Left to ourselves, we Christians would go astray and leave our God. Unless he works in us by his Spirit to be strengthened to resist and overcome the sinfulness of our hearts, we would leave him. For that reason, we must always look to Christ and his work (death and resurrection) to defeat our sin - its penalty, power, and someday its presence.

To the degree that a message or sermon ignores our sinfulness (even as Christians) and the need to rely upon the Spirit of God for the power to follow Christ, to that degree the message is based on a false gospel. The false gospel is this, that spiritual blessing and the ability to serve Christ comes through the power of our choice and not the power of the cross of Christ and his Spirit. To press upon one to choose to follow Christ on the basis that he has the innate ability to choose and serve Christ, is pressing that one to perform a self-generated work whose goal is to obtain a sanctification that can only be produced by a God-generated work, through the Spirit, who strengthens us to keep us from going astray.

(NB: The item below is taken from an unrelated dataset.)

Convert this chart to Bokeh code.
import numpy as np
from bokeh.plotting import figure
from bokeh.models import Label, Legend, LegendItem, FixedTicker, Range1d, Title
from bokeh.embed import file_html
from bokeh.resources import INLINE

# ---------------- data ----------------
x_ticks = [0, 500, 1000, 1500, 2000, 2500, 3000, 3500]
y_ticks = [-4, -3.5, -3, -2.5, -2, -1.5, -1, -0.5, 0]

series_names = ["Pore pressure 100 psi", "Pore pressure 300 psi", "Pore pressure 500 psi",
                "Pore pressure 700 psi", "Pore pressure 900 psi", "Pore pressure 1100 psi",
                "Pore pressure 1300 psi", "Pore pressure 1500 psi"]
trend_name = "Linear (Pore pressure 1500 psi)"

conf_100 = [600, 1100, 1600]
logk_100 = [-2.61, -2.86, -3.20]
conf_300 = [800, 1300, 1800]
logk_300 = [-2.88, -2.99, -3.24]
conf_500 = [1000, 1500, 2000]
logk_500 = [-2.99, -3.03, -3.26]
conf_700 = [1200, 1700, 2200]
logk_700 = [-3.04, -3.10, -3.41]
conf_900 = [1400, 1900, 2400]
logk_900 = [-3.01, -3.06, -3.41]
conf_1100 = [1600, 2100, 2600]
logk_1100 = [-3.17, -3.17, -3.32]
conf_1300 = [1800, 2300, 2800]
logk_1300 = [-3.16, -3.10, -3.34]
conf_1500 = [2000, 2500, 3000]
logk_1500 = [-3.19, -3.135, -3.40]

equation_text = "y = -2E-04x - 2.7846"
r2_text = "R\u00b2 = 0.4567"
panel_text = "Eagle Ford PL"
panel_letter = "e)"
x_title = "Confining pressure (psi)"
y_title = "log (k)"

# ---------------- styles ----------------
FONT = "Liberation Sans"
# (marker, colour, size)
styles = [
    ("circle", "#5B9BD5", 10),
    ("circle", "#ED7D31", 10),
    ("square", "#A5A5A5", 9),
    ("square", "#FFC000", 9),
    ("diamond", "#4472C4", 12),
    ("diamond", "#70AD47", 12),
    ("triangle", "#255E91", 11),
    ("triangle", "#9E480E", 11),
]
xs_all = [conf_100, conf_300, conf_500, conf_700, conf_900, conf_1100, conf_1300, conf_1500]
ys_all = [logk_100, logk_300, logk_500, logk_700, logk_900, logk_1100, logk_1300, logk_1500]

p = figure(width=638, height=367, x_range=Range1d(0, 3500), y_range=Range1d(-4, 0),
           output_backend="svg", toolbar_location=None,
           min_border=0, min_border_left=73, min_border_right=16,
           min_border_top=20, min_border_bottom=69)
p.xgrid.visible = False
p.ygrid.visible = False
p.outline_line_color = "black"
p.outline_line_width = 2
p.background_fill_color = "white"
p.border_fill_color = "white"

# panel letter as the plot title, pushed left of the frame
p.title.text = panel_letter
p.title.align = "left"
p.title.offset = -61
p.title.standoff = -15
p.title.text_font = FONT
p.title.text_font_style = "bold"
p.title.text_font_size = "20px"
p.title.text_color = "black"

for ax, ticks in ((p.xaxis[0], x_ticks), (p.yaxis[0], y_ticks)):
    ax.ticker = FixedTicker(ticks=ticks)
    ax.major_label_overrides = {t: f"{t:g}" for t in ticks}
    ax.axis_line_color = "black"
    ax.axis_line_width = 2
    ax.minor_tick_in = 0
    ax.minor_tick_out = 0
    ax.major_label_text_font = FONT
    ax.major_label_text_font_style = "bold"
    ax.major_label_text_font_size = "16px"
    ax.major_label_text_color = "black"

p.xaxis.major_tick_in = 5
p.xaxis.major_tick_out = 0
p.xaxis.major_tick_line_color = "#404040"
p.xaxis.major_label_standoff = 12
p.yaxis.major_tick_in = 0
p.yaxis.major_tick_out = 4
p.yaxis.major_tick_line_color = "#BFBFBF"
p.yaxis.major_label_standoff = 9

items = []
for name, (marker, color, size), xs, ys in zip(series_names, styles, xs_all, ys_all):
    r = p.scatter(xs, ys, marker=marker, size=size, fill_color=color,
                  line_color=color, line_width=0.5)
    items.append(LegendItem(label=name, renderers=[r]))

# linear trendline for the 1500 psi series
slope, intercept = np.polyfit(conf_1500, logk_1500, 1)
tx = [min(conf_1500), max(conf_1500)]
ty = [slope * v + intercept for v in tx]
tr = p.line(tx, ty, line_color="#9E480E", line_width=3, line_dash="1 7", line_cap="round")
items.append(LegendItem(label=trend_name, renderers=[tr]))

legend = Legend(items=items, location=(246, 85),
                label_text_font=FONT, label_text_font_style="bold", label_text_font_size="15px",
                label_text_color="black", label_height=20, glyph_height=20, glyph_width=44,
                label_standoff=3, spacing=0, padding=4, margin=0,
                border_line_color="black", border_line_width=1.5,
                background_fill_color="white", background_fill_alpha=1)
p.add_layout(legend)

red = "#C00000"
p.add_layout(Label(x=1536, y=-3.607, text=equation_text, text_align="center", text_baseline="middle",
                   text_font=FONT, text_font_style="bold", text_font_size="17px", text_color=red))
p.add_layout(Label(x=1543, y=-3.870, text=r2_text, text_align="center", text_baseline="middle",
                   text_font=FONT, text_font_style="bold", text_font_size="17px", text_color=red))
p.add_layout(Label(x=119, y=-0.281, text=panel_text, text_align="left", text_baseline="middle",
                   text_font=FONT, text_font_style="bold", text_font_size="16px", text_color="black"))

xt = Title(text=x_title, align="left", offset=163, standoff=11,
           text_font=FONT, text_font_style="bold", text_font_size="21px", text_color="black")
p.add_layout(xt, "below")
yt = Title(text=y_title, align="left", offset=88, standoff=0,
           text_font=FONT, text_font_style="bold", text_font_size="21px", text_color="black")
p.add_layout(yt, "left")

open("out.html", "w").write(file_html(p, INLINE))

Our message to our youth and adults should not be to declare brazenly, 'I will chose to serve,' but to humble ourselves like David who sang:

Direct my steps by your word! Do not let any sin dominate me!
(Psalm 119:133)


Create for me a pure heart, O God! Renew a resolute spirit within me!
Do not reject me! Do not take your Holy Spirit away from me!
Let me again experience the joy of your deliverance! Sustain me by giving me the desire to obey!
Then I will teach rebels your merciful ways, and sinners will turn to you.